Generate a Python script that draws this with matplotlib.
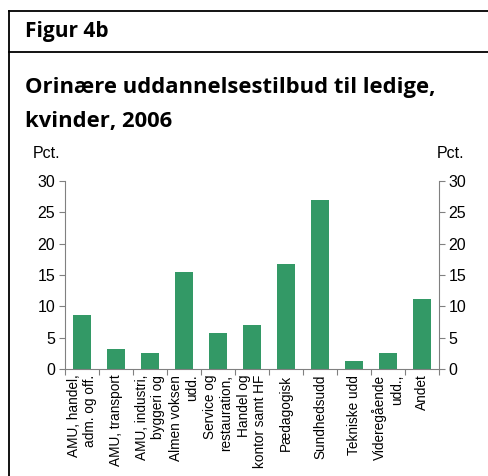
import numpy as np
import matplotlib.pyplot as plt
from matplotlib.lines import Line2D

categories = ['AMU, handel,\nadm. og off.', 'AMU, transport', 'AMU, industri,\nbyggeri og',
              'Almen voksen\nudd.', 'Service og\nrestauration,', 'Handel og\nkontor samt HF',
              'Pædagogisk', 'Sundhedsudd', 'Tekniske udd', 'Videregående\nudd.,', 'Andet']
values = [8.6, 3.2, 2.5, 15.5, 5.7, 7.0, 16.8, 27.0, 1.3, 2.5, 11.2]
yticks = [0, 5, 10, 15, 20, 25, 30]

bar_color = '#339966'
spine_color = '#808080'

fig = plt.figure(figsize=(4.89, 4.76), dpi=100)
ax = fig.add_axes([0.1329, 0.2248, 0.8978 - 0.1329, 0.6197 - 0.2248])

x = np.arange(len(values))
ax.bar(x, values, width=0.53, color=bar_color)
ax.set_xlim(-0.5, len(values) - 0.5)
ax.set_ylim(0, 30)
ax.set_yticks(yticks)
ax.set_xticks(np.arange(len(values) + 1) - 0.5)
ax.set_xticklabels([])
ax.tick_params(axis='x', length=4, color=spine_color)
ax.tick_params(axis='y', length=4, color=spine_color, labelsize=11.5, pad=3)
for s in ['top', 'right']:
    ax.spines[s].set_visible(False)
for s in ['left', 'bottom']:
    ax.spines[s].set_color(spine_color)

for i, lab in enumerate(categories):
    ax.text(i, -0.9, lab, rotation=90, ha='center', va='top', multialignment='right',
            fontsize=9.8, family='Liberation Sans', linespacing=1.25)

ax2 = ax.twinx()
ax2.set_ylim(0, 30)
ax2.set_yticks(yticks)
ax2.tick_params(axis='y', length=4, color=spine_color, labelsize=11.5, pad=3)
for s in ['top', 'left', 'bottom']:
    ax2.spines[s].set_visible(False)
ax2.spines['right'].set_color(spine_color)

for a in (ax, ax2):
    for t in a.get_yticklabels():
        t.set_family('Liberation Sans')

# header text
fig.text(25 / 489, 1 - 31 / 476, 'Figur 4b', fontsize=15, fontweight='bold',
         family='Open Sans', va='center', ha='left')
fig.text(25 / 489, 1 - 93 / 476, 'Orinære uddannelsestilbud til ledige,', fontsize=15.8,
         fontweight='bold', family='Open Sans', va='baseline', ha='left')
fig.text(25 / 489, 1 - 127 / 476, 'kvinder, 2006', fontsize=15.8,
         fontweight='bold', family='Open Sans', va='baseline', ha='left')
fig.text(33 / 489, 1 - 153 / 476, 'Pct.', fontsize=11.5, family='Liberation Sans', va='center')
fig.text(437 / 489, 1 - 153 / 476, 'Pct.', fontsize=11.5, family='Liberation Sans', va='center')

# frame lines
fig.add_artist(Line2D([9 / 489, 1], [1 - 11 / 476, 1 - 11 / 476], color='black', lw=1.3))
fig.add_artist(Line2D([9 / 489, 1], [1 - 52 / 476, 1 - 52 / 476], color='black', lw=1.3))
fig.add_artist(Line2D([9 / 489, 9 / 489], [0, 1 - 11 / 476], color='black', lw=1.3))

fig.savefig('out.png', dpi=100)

Do this: Keep every word of the data as it is when you write it out, but drop the pictures.

Solution to the exercise:
Generate a Python script that draws this with matplotlib.
import numpy as np
import matplotlib.pyplot as plt
from matplotlib.lines import Line2D

categories = ['AMU, handel,\nadm. og off.', 'AMU, transport', 'AMU, industri,\nbyggeri og',
              'Almen voksen\nudd.', 'Service og\nrestauration,', 'Handel og\nkontor samt HF',
              'Pædagogisk', 'Sundhedsudd', 'Tekniske udd', 'Videregående\nudd.,', 'Andet']
values = [8.6, 3.2, 2.5, 15.5, 5.7, 7.0, 16.8, 27.0, 1.3, 2.5, 11.2]
yticks = [0, 5, 10, 15, 20, 25, 30]

bar_color = '#339966'
spine_color = '#808080'

fig = plt.figure(figsize=(4.89, 4.76), dpi=100)
ax = fig.add_axes([0.1329, 0.2248, 0.8978 - 0.1329, 0.6197 - 0.2248])

x = np.arange(len(values))
ax.bar(x, values, width=0.53, color=bar_color)
ax.set_xlim(-0.5, len(values) - 0.5)
ax.set_ylim(0, 30)
ax.set_yticks(yticks)
ax.set_xticks(np.arange(len(values) + 1) - 0.5)
ax.set_xticklabels([])
ax.tick_params(axis='x', length=4, color=spine_color)
ax.tick_params(axis='y', length=4, color=spine_color, labelsize=11.5, pad=3)
for s in ['top', 'right']:
    ax.spines[s].set_visible(False)
for s in ['left', 'bottom']:
    ax.spines[s].set_color(spine_color)

for i, lab in enumerate(categories):
    ax.text(i, -0.9, lab, rotation=90, ha='center', va='top', multialignment='right',
            fontsize=9.8, family='Liberation Sans', linespacing=1.25)

ax2 = ax.twinx()
ax2.set_ylim(0, 30)
ax2.set_yticks(yticks)
ax2.tick_params(axis='y', length=4, color=spine_color, labelsize=11.5, pad=3)
for s in ['top', 'left', 'bottom']:
    ax2.spines[s].set_visible(False)
ax2.spines['right'].set_color(spine_color)

for a in (ax, ax2):
    for t in a.get_yticklabels():
        t.set_family('Liberation Sans')

# header text
fig.text(25 / 489, 1 - 31 / 476, 'Figur 4b', fontsize=15, fontweight='bold',
         family='Open Sans', va='center', ha='left')
fig.text(25 / 489, 1 - 93 / 476, 'Orinære uddannelsestilbud til ledige,', fontsize=15.8,
         fontweight='bold', family='Open Sans', va='baseline', ha='left')
fig.text(25 / 489, 1 - 127 / 476, 'kvinder, 2006', fontsize=15.8,
         fontweight='bold', family='Open Sans', va='baseline', ha='left')
fig.text(33 / 489, 1 - 153 / 476, 'Pct.', fontsize=11.5, family='Liberation Sans', va='center')
fig.text(437 / 489, 1 - 153 / 476, 'Pct.', fontsize=11.5, family='Liberation Sans', va='center')

# frame lines
fig.add_artist(Line2D([9 / 489, 1], [1 - 11 / 476, 1 - 11 / 476], color='black', lw=1.3))
fig.add_artist(Line2D([9 / 489, 1], [1 - 52 / 476, 1 - 52 / 476], color='black', lw=1.3))
fig.add_artist(Line2D([9 / 489, 9 / 489], [0, 1 - 11 / 476], color='black', lw=1.3))

fig.savefig('out.png', dpi=100)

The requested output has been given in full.